A significant amount of soot and particulates were in the air Sept. 16, Myers said. To put it in perspective the region’s visibility is typically 12 miles to nearly unlimited.

“However, right now we’re talking a mile a quarter of a mile visibility in the morning when temperatures are lower, so it is a really thick haze, with the resemblance to something like fog except for it falls out of the sky and coats everything with a layer of ash.”

Nearest fires to Owyhee Produce were more than 100 miles away, he said, and he said skies have been hazy for going on ten days on Sept. 16.

Still-growing sweet potatoes have been slowed by hazy skies. In addition, onions now being cured in the field before they are collected to be put in storage, and Myers said the hazy skies and lower temperatures have slowed that process.

Smokey skies lowered temperatures on Sept. 16 to the low 60s, compared to normal temperatures in the mid-80s.

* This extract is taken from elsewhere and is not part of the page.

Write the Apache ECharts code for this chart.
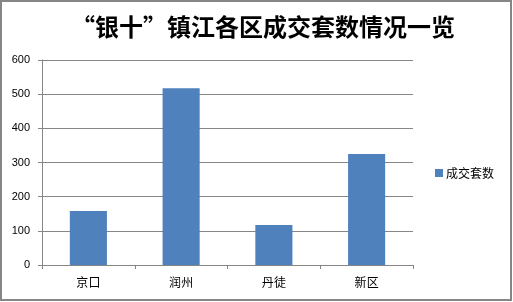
<!DOCTYPE html>
<html><head><meta charset="utf-8">
<script src="https://cdn.jsdelivr.net/npm/echarts@6/dist/echarts.min.js"></script>
<style>html,body{margin:0;padding:0;background:#fff}#c{width:513px;height:302px}</style>
</head><body><div id="c"></div>
<script>
var categories = ['京口', '润州', '丹徒', '新区'];
var values = [158, 517, 117, 325];
var yTicks = [0, 100, 200, 300, 400, 500, 600];
var seriesName = '成交套数';
var titleText = '“银十”镇江各区成交套数情况一览';

var chart = echarts.init(document.getElementById('c'));
chart.setOption({
  animation: false,
  title: {
    text: titleText, left: 66, top: 10,
    textStyle: {fontFamily: 'Noto Sans CJK SC', fontWeight: 'bold', fontSize: 24, color: '#000'}
  },
  legend: {
    data: [seriesName], left: 430, top: 162, icon: 'rect', itemWidth: 8, itemHeight: 8, itemGap: 4,
    textStyle: {fontFamily: 'Noto Sans CJK SC', fontSize: 12, color: '#000', padding: [0,0,0,-2]}
  },
  graphic: [{type: 'rect', shape: {x: 1, y: 1, width: 510, height: 299}, style: {fill: 'none', stroke: '#868686', lineWidth: 2}, silent: true}],
  grid: {left: 42, right: 100, top: 60, bottom: 37},
  xAxis: {
    type: 'category', data: categories,
    axisLine: {lineStyle: {color: '#868686'}},
    axisTick: {show: true, length: 4, lineStyle: {color: '#868686'}},
    axisLabel: {margin: 11, fontFamily: 'Noto Sans CJK SC', fontSize: 12, color: '#000'}
  },
  yAxis: {
    type: 'value', min: yTicks[0], max: yTicks[yTicks.length-1], interval: 100,
    axisLine: {show: true, lineStyle: {color: '#868686'}},
    axisTick: {show: true, length: 4, lineStyle: {color: '#868686'}},
    axisLabel: {margin: 12, fontFamily: 'Liberation Sans', fontSize: 11, color: '#000'},
    splitLine: {lineStyle: {color: '#868686'}}
  },
  series: [{
    name: seriesName, type: 'bar', data: values, barWidth: '40%',
    itemStyle: {color: '#4F81BD'}
  }]
});
</script></body></html>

“With the lack of sunshine, and with the significantly lower temperatures, we are not getting the normal drying action for onions that we would like to see this time of year,” he siad.

Myers estimated that perhaps 5% of the onions are harvested and under cover in the Treasure Valley of Idaho-eastern Oregon, which is close to normal. “Normally right now this would be our first heavy week,” he said But further delays caused by hazy skies could slow the process of drying the onions and putting them safely under cover, he said.